:: DATA PROVIDED ::
○ ○ ○

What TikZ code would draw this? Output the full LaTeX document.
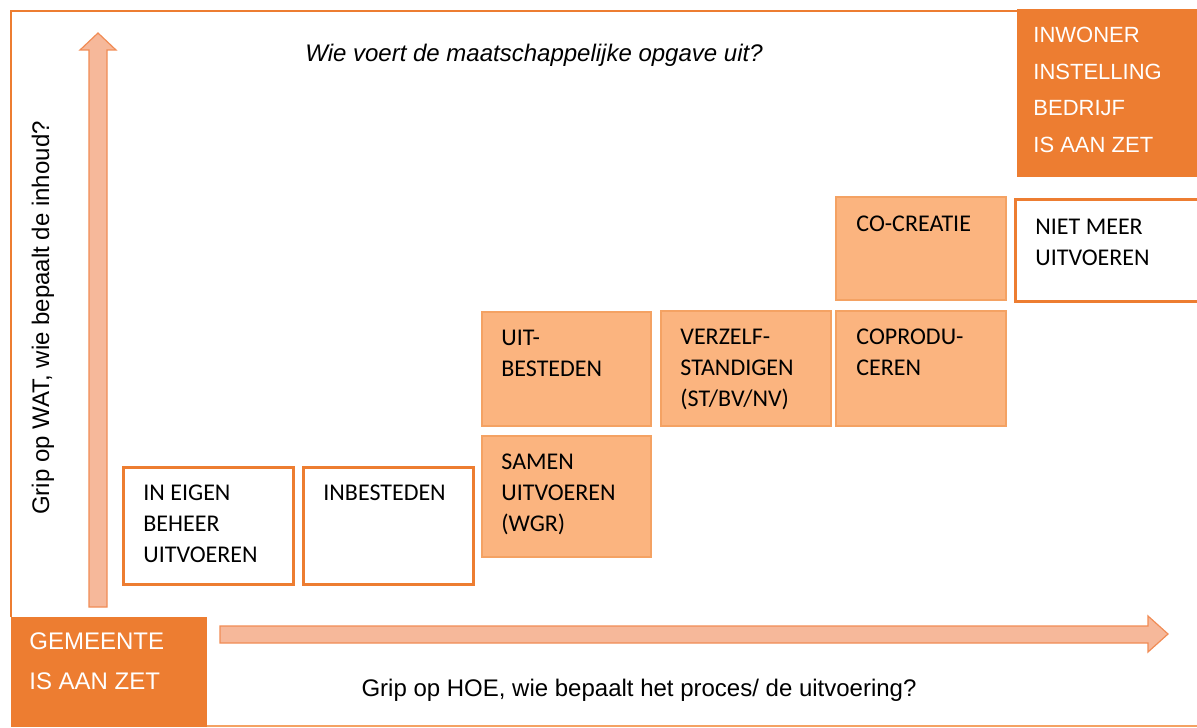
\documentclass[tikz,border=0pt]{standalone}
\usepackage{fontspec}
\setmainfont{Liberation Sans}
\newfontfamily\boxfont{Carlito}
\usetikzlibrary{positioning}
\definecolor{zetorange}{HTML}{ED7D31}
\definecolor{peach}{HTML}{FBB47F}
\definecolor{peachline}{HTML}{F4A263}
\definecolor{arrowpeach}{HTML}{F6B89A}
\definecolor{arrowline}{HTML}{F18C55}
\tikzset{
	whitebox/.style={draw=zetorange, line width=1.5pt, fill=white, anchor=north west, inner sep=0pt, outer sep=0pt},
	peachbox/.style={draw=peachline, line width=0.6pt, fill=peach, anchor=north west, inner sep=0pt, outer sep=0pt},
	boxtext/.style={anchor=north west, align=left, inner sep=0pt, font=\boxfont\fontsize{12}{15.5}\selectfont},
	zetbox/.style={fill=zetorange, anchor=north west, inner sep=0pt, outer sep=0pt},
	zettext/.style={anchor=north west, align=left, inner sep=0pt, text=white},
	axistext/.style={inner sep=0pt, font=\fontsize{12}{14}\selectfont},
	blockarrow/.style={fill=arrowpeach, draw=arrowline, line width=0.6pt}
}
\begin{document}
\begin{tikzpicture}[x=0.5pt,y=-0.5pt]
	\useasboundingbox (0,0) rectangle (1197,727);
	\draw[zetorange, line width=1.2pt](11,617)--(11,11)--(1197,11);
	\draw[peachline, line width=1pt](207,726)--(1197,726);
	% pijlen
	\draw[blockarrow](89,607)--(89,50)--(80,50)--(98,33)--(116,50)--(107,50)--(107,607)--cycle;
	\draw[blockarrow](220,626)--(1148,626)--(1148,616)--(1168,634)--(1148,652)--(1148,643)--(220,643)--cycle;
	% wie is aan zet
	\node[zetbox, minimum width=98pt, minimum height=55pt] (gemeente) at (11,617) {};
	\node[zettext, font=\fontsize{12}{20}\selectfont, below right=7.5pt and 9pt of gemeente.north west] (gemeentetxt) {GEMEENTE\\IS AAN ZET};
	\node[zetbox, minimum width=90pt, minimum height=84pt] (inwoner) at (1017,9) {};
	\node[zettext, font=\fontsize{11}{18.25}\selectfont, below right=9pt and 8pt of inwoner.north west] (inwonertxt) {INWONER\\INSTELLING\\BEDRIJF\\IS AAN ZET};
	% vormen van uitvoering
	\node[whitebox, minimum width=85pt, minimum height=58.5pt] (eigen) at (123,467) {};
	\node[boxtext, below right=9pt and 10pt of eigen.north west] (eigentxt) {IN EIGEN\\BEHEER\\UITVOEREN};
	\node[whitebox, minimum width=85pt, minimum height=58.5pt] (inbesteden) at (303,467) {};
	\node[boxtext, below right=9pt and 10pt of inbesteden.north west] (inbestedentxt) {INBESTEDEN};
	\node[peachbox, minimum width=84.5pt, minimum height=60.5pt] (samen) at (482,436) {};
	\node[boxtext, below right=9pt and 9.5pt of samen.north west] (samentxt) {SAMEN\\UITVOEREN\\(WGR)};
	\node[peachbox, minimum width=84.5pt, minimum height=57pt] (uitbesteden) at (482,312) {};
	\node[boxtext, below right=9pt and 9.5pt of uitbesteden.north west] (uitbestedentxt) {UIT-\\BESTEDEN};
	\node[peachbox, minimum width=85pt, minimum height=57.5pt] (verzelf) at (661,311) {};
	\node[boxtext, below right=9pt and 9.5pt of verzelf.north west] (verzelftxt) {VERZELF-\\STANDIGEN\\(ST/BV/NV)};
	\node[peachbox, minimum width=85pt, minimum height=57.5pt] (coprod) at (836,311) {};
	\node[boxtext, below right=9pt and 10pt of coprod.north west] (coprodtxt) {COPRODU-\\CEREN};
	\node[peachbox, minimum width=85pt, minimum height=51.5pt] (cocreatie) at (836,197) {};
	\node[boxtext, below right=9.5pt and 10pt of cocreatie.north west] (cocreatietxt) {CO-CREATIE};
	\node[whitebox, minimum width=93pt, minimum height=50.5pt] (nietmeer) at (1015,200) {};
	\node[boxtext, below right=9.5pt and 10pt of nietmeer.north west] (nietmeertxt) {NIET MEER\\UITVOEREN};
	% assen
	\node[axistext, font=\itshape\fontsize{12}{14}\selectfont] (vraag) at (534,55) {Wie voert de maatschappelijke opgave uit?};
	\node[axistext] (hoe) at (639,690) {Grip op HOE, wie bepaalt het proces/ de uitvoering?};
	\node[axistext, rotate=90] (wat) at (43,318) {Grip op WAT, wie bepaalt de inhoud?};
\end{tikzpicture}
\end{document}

○ ○ ○

:: AIM ::
All of the data needs repeating exactly, but the pictures do not.

:: REPLY ::
What TikZ code would draw this? Output the full LaTeX document.
\documentclass[tikz,border=0pt]{standalone}
\usepackage{fontspec}
\setmainfont{Liberation Sans}
\newfontfamily\boxfont{Carlito}
\usetikzlibrary{positioning}
\definecolor{zetorange}{HTML}{ED7D31}
\definecolor{peach}{HTML}{FBB47F}
\definecolor{peachline}{HTML}{F4A263}
\definecolor{arrowpeach}{HTML}{F6B89A}
\definecolor{arrowline}{HTML}{F18C55}
\tikzset{
	whitebox/.style={draw=zetorange, line width=1.5pt, fill=white, anchor=north west, inner sep=0pt, outer sep=0pt},
	peachbox/.style={draw=peachline, line width=0.6pt, fill=peach, anchor=north west, inner sep=0pt, outer sep=0pt},
	boxtext/.style={anchor=north west, align=left, inner sep=0pt, font=\boxfont\fontsize{12}{15.5}\selectfont},
	zetbox/.style={fill=zetorange, anchor=north west, inner sep=0pt, outer sep=0pt},
	zettext/.style={anchor=north west, align=left, inner sep=0pt, text=white},
	axistext/.style={inner sep=0pt, font=\fontsize{12}{14}\selectfont},
	blockarrow/.style={fill=arrowpeach, draw=arrowline, line width=0.6pt}
}
\begin{document}
\begin{tikzpicture}[x=0.5pt,y=-0.5pt]
	\useasboundingbox (0,0) rectangle (1197,727);
	\draw[zetorange, line width=1.2pt](11,617)--(11,11)--(1197,11);
	\draw[peachline, line width=1pt](207,726)--(1197,726);
	% pijlen
	\draw[blockarrow](89,607)--(89,50)--(80,50)--(98,33)--(116,50)--(107,50)--(107,607)--cycle;
	\draw[blockarrow](220,626)--(1148,626)--(1148,616)--(1168,634)--(1148,652)--(1148,643)--(220,643)--cycle;
	% wie is aan zet
	\node[zetbox, minimum width=98pt, minimum height=55pt] (gemeente) at (11,617) {};
	\node[zettext, font=\fontsize{12}{20}\selectfont, below right=7.5pt and 9pt of gemeente.north west] (gemeentetxt) {GEMEENTE\\IS AAN ZET};
	\node[zetbox, minimum width=90pt, minimum height=84pt] (inwoner) at (1017,9) {};
	\node[zettext, font=\fontsize{11}{18.25}\selectfont, below right=9pt and 8pt of inwoner.north west] (inwonertxt) {INWONER\\INSTELLING\\BEDRIJF\\IS AAN ZET};
	% vormen van uitvoering
	\node[whitebox, minimum width=85pt, minimum height=58.5pt] (eigen) at (123,467) {};
	\node[boxtext, below right=9pt and 10pt of eigen.north west] (eigentxt) {IN EIGEN\\BEHEER\\UITVOEREN};
	\node[whitebox, minimum width=85pt, minimum height=58.5pt] (inbesteden) at (303,467) {};
	\node[boxtext, below right=9pt and 10pt of inbesteden.north west] (inbestedentxt) {INBESTEDEN};
	\node[peachbox, minimum width=84.5pt, minimum height=60.5pt] (samen) at (482,436) {};
	\node[boxtext, below right=9pt and 9.5pt of samen.north west] (samentxt) {SAMEN\\UITVOEREN\\(WGR)};
	\node[peachbox, minimum width=84.5pt, minimum height=57pt] (uitbesteden) at (482,312) {};
	\node[boxtext, below right=9pt and 9.5pt of uitbesteden.north west] (uitbestedentxt) {UIT-\\BESTEDEN};
	\node[peachbox, minimum width=85pt, minimum height=57.5pt] (verzelf) at (661,311) {};
	\node[boxtext, below right=9pt and 9.5pt of verzelf.north west] (verzelftxt) {VERZELF-\\STANDIGEN\\(ST/BV/NV)};
	\node[peachbox, minimum width=85pt, minimum height=57.5pt] (coprod) at (836,311) {};
	\node[boxtext, below right=9pt and 10pt of coprod.north west] (coprodtxt) {COPRODU-\\CEREN};
	\node[peachbox, minimum width=85pt, minimum height=51.5pt] (cocreatie) at (836,197) {};
	\node[boxtext, below right=9.5pt and 10pt of cocreatie.north west] (cocreatietxt) {CO-CREATIE};
	\node[whitebox, minimum width=93pt, minimum height=50.5pt] (nietmeer) at (1015,200) {};
	\node[boxtext, below right=9.5pt and 10pt of nietmeer.north west] (nietmeertxt) {NIET MEER\\UITVOEREN};
	% assen
	\node[axistext, font=\itshape\fontsize{12}{14}\selectfont] (vraag) at (534,55) {Wie voert de maatschappelijke opgave uit?};
	\node[axistext] (hoe) at (639,690) {Grip op HOE, wie bepaalt het proces/ de uitvoering?};
	\node[axistext, rotate=90] (wat) at (43,318) {Grip op WAT, wie bepaalt de inhoud?};
\end{tikzpicture}
\end{document}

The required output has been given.